§ **Material provided**:
###
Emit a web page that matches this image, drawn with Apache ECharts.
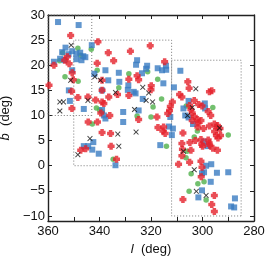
<!DOCTYPE html>
<html><head><meta charset="utf-8">
<script src="https://cdn.jsdelivr.net/npm/echarts@6/dist/echarts.min.js"></script>
<style>html,body{margin:0;padding:0;background:#fff}#c{width:274px;height:258px}</style>
</head><body><div id="c"></div>
<script>
// [l (deg), b (deg)]
const redPoints = [
 [359.6,16.0],[351.2,25.9],[340.6,24.7],[352.5,21.7],[353.5,21.0],[351.8,20.3],[357.7,20.0],
 [350.6,18.5],[350.2,17.1],[350.8,14.8],[348.4,13.6],[350.7,11.4],[344.5,13.7],[344.4,8.7],
 [340.8,8.7],[339.0,6.6],[335.7,6.4],[345.4,3.4],[347.3,3.1],[335.5,3.9],[333.4,1.3],
 [336.6,22.5],[334.5,20.9],[340.9,20.4],[339.0,17.0],[339.0,15.0],[336.4,13.7],[341.5,13.1],
 [339.0,12.7],[338.3,12.4],[336.0,10.0],[339.5,10.5],[328.6,17.2],[328.6,14.0],[328.0,22.8],
 [333.0,14.2],[320.3,23.9],[314.7,20.7],[325.4,17.9],[324.8,17.1],[319.9,15.9],[320.0,15.1],
 [305.7,16.7],[305.2,15.4],[308.9,14.2],[308.0,13.7],[297.3,14.7],[296.4,14.9],[311.7,12.7],
 [303.2,13.0],[305.0,12.0],[304.5,11.2],[301.5,12.2],[300.2,11.9],[297.8,10.8],[296.8,10.0],
 [324.8,9.2],[317.7,9.7],[312.8,11.0],[313.5,10.4],[312.5,11.8],[304.0,10.5],[303.2,9.8],
 [304.0,9.0],[302.0,9.2],[300.6,9.0],[299.6,7.4],[294.4,7.6],[294.2,8.0],[315.1,7.7],
 [317.3,7.6],[315.4,6.9],[314.5,6.4],[307.6,6.5],[301.8,8.5],[301.8,7.7],[297.3,7.9],
 [295.4,8.3],[295.3,6.8],[294.6,6.0],[293.2,7.4],[293.0,6.0],[297.8,5.1],[297.2,4.1],
 [296.0,3.5],[308.0,4.4],[307.8,3.3],[304.9,4.6],[304.5,3.1],[302.8,5.0],[300.6,5.2],
 [300.3,4.3],[300.0,3.9],[297.4,4.5],[294.2,3.1],[294.0,5.5],[308.0,2.0],[309.3,0.3],
 [305.0,0.7],[300.6,0.9],[300.2,-0.3],[300.5,-2.2],[295.4,-5.9],[307.6,-6.7],[296.4,-7.7],
 [295.4,-9.1]
];
const bluePoints = [
 [356.1,28.6],[348.1,28.0],[343.0,24.0],[353.2,23.5],[354.5,22.6],[352.0,22.2],[350.6,22.8],
 [349.0,22.3],[347.5,22.5],[346.3,21.8],[355.3,21.3],[353.6,21.0],[349.0,21.2],[347.0,21.0],
 [345.5,21.6],[357.7,20.7],[350.6,19.0],[351.9,15.0],[351.5,12.9],[346.1,11.3],[342.0,18.3],
 [337.7,19.0],[336.6,17.0],[339.0,15.0],[332.3,16.7],[332.5,18.5],[328.8,16.0],[329.0,15.1],
 [325.4,21.0],[330.8,10.7],[339.0,11.1],[338.3,10.0],[337.7,9.4],[330.8,8.7],[342.4,4.7],
 [346.1,3.9],[344.4,3.9],[342.8,3.2],[340.3,2.4],[333.8,0.1],[325.8,20.1],[321.5,19.9],
 [321.9,19.3],[323.5,18.4],[317.4,19.4],[315.7,19.0],[314.2,19.9],[314.1,19.1],[308.6,18.9],
 [315.2,16.4],[311.1,15.6],[326.7,14.7],[326.0,14.4],[323.2,13.3],[305.4,12.9],[299.1,12.4],
 [299.0,11.4],[324.8,11.0],[312.5,9.7],[313.0,7.8],[307.4,11.4],[306.7,10.0],[305.4,9.6],
 [311.5,7.4],[311.9,6.1],[303.7,8.3],[316.4,4.1],[298.1,3.9],[299.4,4.8],[298.6,0.0],
 [296.6,0.3],[300.2,-1.5],[299.4,-1.3],[294.4,-1.4],[290.0,-1.3],[296.8,-3.2],[300.2,-4.9],
 [301.6,-6.3],[287.4,-6.5],[288.9,-8.1],[287.7,-8.3]
];
const greenPoints = [
 [355.5,20.9],[354.3,22.5],[348.4,23.4],[343.2,23.2],[347.3,22.0],[353.4,17.7],[348.3,16.8],
 [342.8,8.3],[334.7,1.3],[340.9,19.0],[332.5,15.5],[328.6,18.3],[341.2,11.5],[339.9,11.1],
 [339.0,10.7],[321.3,18.7],[317.4,17.2],[315.9,13.3],[296.0,11.6],[319.2,11.7],[325.4,9.9],
 [320.0,9.7],[306.3,11.9],[303.2,5.7],[302.0,6.9],[290.0,6.1],[314.0,3.9],[306.0,2.9],
 [306.4,1.6],[304.4,-1.6],[301.8,-3.6],[299.4,-3.2],[305.2,-5.1],[298.6,-6.8]
];
const crossPoints = [
 [351.0,24.0],[351.2,17.0],[355.4,12.7],[354.0,12.7],[355.4,10.9],[344.5,13.0],[341.8,17.7],
 [339.6,17.0],[333.8,14.6],[326.4,11.2],[332.9,6.3],[343.7,5.4],[348.4,2.2],[332.5,3.9],
 [325.8,6.7],[323.2,15.6],[320.9,14.5],[321.9,13.0],[319.4,12.7],[302.6,15.3],[305.8,10.0],
 [304.0,11.6],[293.4,7.5],[307.4,2.9],[303.2,-0.8],[302.4,-5.1],[298.6,-5.9]
];
// dotted regions: [lFrom, lTo, bFrom, bTo]
const boxes = [
 [343, 360, 10, 30],
 [312, 350, 0, 25],
 [285, 312, -10, 21]
];
const yTicks = [-10, -5, 0, 5, 10, 15, 20, 25, 30];

const chart = echarts.init(document.getElementById('c'), null, {renderer: 'canvas'});
const font = 'Liberation Sans, Arial, sans-serif';
const axisLineStyle = {color: '#222', width: 1.4};
const redPath = 'path://M2,0H6V2H8V6H6V8H2V6H0V2H2Z';
const xPath = 'path://M0,1L1,0L4,3L7,0L8,1L5,4L8,7L7,8L4,5L1,8L0,7L3,4Z';

chart.setOption({
  animation: false,
  backgroundColor: '#fff',
  grid: {left: 48, right: 20, top: 15, bottom: 37, containLabel: false, outerBoundsMode: 'none'},
  xAxis: [{
    type: 'value', inverse: true, min: 280, max: 360, interval: 10,
    axisLine: {show: true, onZero: false, lineStyle: axisLineStyle},
    axisTick: {show: true, inside: true, length: 4, lineStyle: {color: '#222', width: 1}},
    axisLabel: {show: true, interval: 1, color: '#111', fontSize: 13, fontFamily: font, margin: 4,
      formatter: v => (v % 20 === 0 ? String(v) : '')},
    splitLine: {show: false},
    name: '{i|l}  (deg)', nameLocation: 'middle', nameGap: 20,
    nameTextStyle: {color: '#111', fontSize: 13, fontFamily: font,
      rich: {i: {fontStyle: 'italic', fontSize: 13, fontFamily: font, color: '#111'}}}
  }, {
    type: 'value', inverse: true, min: 280, max: 360, interval: 10, position: 'top',
    axisLine: {show: true, onZero: false, lineStyle: axisLineStyle},
    axisTick: {show: true, inside: true, length: 4, lineStyle: {color: '#222', width: 1}},
    axisLabel: {show: false}, splitLine: {show: false}
  }],
  yAxis: [{
    type: 'value', min: -11, max: 30,
    axisLine: {show: true, onZero: false, lineStyle: axisLineStyle},
    axisTick: {show: true, inside: true, length: 4, customValues: yTicks, lineStyle: {color: '#222', width: 1}},
    axisLabel: {show: true, customValues: yTicks, color: '#111', fontSize: 13, fontFamily: font, margin: 3,
      formatter: v => (v < 0 ? '\u2212' + Math.abs(v) : String(v))},
    splitLine: {show: false},
    name: '{i|b}  (deg)', nameLocation: 'middle', nameGap: 27, nameRotate: 90,
    nameTextStyle: {color: '#111', fontSize: 13, fontFamily: font,
      rich: {i: {fontStyle: 'italic', fontSize: 13, fontFamily: font, color: '#111'}}}
  }, {
    type: 'value', min: -11, max: 30, position: 'right',
    axisLine: {show: true, onZero: false, lineStyle: axisLineStyle},
    axisTick: {show: true, inside: true, length: 4, customValues: yTicks, lineStyle: {color: '#222', width: 1}},
    axisLabel: {show: false}, splitLine: {show: false}
  }],
  series: [{
    type: 'scatter', name: 'regions', data: [], silent: true,
    markArea: {
      silent: true,
      itemStyle: {color: 'rgba(0,0,0,0)', borderColor: '#777', borderWidth: 1, borderType: [1, 2]},
      data: boxes.map(b => [{coord: [b[0], b[2]]}, {coord: [b[1], b[3]]}])
    }
  }, {
    type: 'scatter', name: 'green', data: greenPoints, symbol: 'circle', symbolSize: 5.5,
    itemStyle: {color: '#4fb04a'}
  }, {
    type: 'scatter', name: 'blue', data: bluePoints, symbol: 'rect', symbolSize: 6,
    itemStyle: {color: '#3a7cc2'}
  }, {
    type: 'scatter', name: 'red', data: redPoints, symbol: redPath, symbolSize: 7,
    itemStyle: {color: '#e5212b'}
  }, {
    type: 'scatter', name: 'x', data: crossPoints, symbol: xPath, symbolSize: 5.5,
    itemStyle: {color: '#111'}
  }]
});
</script></body></html>
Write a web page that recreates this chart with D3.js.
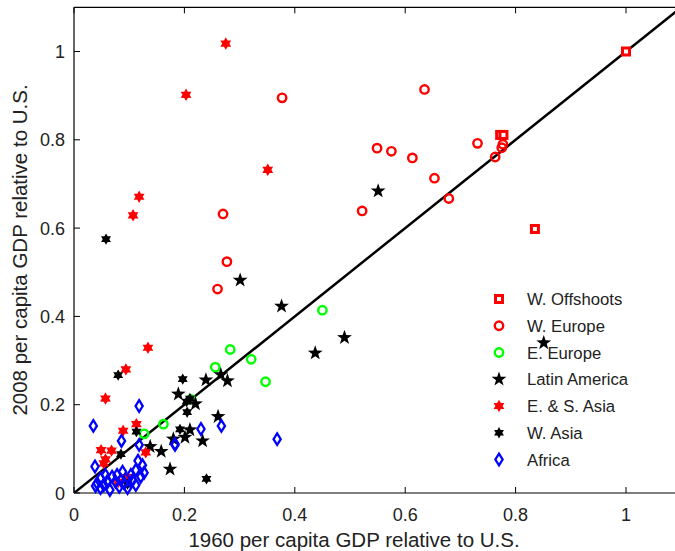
<!DOCTYPE html>
<html><head><meta charset="utf-8">
<script src="https://cdn.jsdelivr.net/npm/d3@7/dist/d3.min.js"></script>
<style>body{margin:0;background:#fff}svg{display:block}text{font-family:"Liberation Sans",Arial,Helvetica,sans-serif}</style>
</head><body>
<svg id="c" width="675" height="551"></svg>
<script>
const xTicks = [0, 0.2, 0.4, 0.6, 0.8, 1];
const yTicks = [0, 0.2, 0.4, 0.6, 0.8, 1];
const xTickLabels = ["0", "0.2", "0.4", "0.6", "0.8", "1"];
const yTickLabels = ["0", "0.2", "0.4", "0.6", "0.8", "1"];
const seriesNames = ["W. Offshoots", "W. Europe", "E. Europe", "Latin America", "E. & S. Asia", "W. Asia", "Africa"];

const wOffshoots = [[1.0,1.0],[0.772,0.811],[0.778,0.811],[0.835,0.598]];
const wEurope = [[0.635,0.914],[0.549,0.781],[0.575,0.774],[0.613,0.759],[0.653,0.713],[0.679,0.667],
  [0.731,0.792],[0.763,0.761],[0.777,0.790],[0.775,0.782],[0.522,0.639],[0.377,0.895],[0.270,0.632],
  [0.277,0.524],[0.260,0.462]];
const eEurope = [[0.450,0.414],[0.283,0.325],[0.321,0.303],[0.256,0.285],[0.347,0.252],[0.162,0.156],
  [0.212,0.212],[0.127,0.134]];
const latinAmerica = [[0.551,0.684],[0.301,0.482],[0.376,0.423],[0.437,0.317],[0.490,0.352],[0.851,0.340],
  [0.239,0.256],[0.266,0.268],[0.278,0.254],[0.189,0.224],[0.220,0.202],[0.261,0.173],[0.210,0.143],
  [0.201,0.126],[0.180,0.122],[0.233,0.118],[0.158,0.094],[0.174,0.054],[0.138,0.105]];
const esAsia = [[0.275,1.018],[0.203,0.902],[0.351,0.732],[0.118,0.671],[0.107,0.629],[0.134,0.329],
  [0.094,0.280],[0.057,0.214],[0.113,0.156],[0.089,0.141],[0.049,0.097],[0.068,0.096],[0.130,0.092],
  [0.057,0.076],[0.054,0.067],[0.095,0.036],[0.080,0.025]];
const wAsia = [[0.058,0.575],[0.080,0.267],[0.197,0.258],[0.205,0.183],[0.240,0.032],[0.113,0.139],
  [0.085,0.088],[0.097,0.020],[0.210,0.214],[0.192,0.144],[0.204,0.207]];
const africa = [[0.118,0.197],[0.035,0.152],[0.086,0.118],[0.118,0.109],[0.183,0.109],[0.038,0.060],
  [0.116,0.073],[0.124,0.063],[0.112,0.052],[0.127,0.046],[0.230,0.145],[0.267,0.152],[0.183,0.111],
  [0.368,0.122],[0.042,0.022],[0.048,0.033],[0.054,0.018],[0.060,0.026],[0.065,0.007],[0.069,0.037],
  [0.075,0.026],[0.082,0.014],[0.088,0.048],[0.091,0.022],[0.097,0.011],[0.106,0.029],[0.112,0.018],
  [0.048,0.011],[0.039,0.016],[0.057,0.041],[0.078,0.041],[0.103,0.041],[0.121,0.037],[0.085,0.029]];

const svg = d3.select("#c");
const x = d3.scaleLinear().domain([0, 1.1]).range([74, 74 + 1.1 * 552]);
const y = d3.scaleLinear().domain([0, 1.1]).range([493, 493 - 1.1 * 441.5]);

function hexagram(r){
  const p=[];
  for(let i=0;i<12;i++){const a=-Math.PI/2+i*Math.PI/6; const rr=i%2?r*0.58:r; p.push([rr*Math.cos(a),rr*Math.sin(a)]);}
  return "M"+p.map(d=>d.join(",")).join("L")+"Z";
}
function star5(r){
  const p=[];
  for(let i=0;i<10;i++){const a=-Math.PI/2+i*Math.PI/5; const rr=i%2?r*0.40:r; p.push([rr*Math.cos(a),rr*Math.sin(a)]);}
  return "M"+p.map(d=>d.join(",")).join("L")+"Z";
}
const styles = [
  {data:wOffshoots, draw:g=>g.append("rect").attr("x",-3.5).attr("y",-3.5).attr("width",7).attr("height",7).attr("fill","#fff").attr("stroke","#ff0000").attr("stroke-width",3)},
  {data:wEurope, draw:g=>g.append("circle").attr("r",4.2).attr("fill","none").attr("stroke","#ff0000").attr("stroke-width",2.4)},
  {data:eEurope, draw:g=>g.append("circle").attr("r",4.2).attr("fill","none").attr("stroke","#00ff00").attr("stroke-width",2.4)},
  {data:latinAmerica, draw:g=>g.append("path").attr("d",star5(7.8)).attr("fill","#000")},
  {data:esAsia, draw:g=>g.append("path").attr("d",hexagram(6.2)).attr("fill","#ff0000")},
  {data:wAsia, draw:g=>g.append("path").attr("d",hexagram(5.7)).attr("fill","#000")},
  {data:africa, draw:g=>g.append("path").attr("d","M0,-5.8L3.6,0L0,5.8L-3.6,0Z").attr("fill","none").attr("stroke","#0000ff").attr("stroke-width",2.3)}
];

const xr = x.range(), yr = y.range();
const frame = svg.append("g").attr("stroke","#000").attr("stroke-width",1.2);
frame.append("line").attr("x1",xr[0]).attr("x2",xr[1]).attr("y1",yr[0]).attr("y2",yr[0]);
frame.append("line").attr("x1",xr[0]).attr("x2",xr[1]).attr("y1",yr[1]).attr("y2",yr[1]);
frame.append("line").attr("x1",xr[0]).attr("x2",xr[0]).attr("y1",yr[0]).attr("y2",yr[1]);
frame.append("line").attr("x1",xr[1]).attr("x2",xr[1]).attr("y1",yr[0]).attr("y2",yr[1]);

const tl = 6;
xTicks.forEach((t,i)=>{
  svg.append("line").attr("x1",x(t)).attr("x2",x(t)).attr("y1",yr[0]).attr("y2",yr[0]-tl).attr("stroke","#000");
  svg.append("line").attr("x1",x(t)).attr("x2",x(t)).attr("y1",yr[1]).attr("y2",yr[1]+tl).attr("stroke","#000");
  svg.append("text").attr("x",x(t)).attr("y",521).attr("text-anchor","middle").attr("font-size",18).attr("fill","#222").text(xTickLabels[i]);
});
yTicks.forEach((t,i)=>{
  svg.append("line").attr("x1",xr[0]).attr("x2",xr[0]+tl).attr("y1",y(t)).attr("y2",y(t)).attr("stroke","#000");
  svg.append("line").attr("x1",xr[1]).attr("x2",xr[1]-tl).attr("y1",y(t)).attr("y2",y(t)).attr("stroke","#000");
  svg.append("text").attr("x",65).attr("y",y(t)+6.5).attr("text-anchor","end").attr("font-size",18).attr("fill","#222").text(yTickLabels[i]);
});
svg.append("text").attr("x",354).attr("y",547).attr("text-anchor","middle").attr("font-size",20.5).attr("fill","#222").text("1960 per capita GDP relative to U.S.");
svg.append("text").attr("transform","translate(27,250) rotate(-90)").attr("text-anchor","middle").attr("font-size",20.5).attr("fill","#222").text("2008 per capita GDP relative to U.S.");

svg.append("defs").append("clipPath").attr("id","clip").append("rect").attr("x",xr[0]).attr("y",yr[1]).attr("width",xr[1]-xr[0]).attr("height",yr[0]-yr[1]);
svg.append("line").attr("clip-path","url(#clip)").attr("x1",x(0)).attr("y1",y(0)).attr("x2",x(1.1)).attr("y2",y(1.1)).attr("stroke","#000").attr("stroke-width",2.5);

styles.forEach(s=>{
  svg.append("g").selectAll("g").data(s.data).join("g")
    .attr("transform",d=>`translate(${x(d[0])},${y(d[1])})`)
    .each(function(){ s.draw(d3.select(this)); });
});

const ly = d3.scalePoint().domain(seriesNames).range([299, 459.5]);
seriesNames.forEach((n,i)=>{
  const g = svg.append("g").attr("transform",`translate(499,${ly(n)})`);
  styles[i].draw(g);
  svg.append("text").attr("x",527).attr("y",ly(n)+6).attr("font-size",16.7).attr("fill","#222").text(n);
});
</script>
</body></html>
###
§ **Written problem**:
Lines containing the word "this" must all be returned from the material above.

§ **The completed task**:
Emit a web page that matches this image, drawn with Apache ECharts.
Write a web page that recreates this chart with D3.js.
    .each(function(){ s.draw(d3.select(this)); });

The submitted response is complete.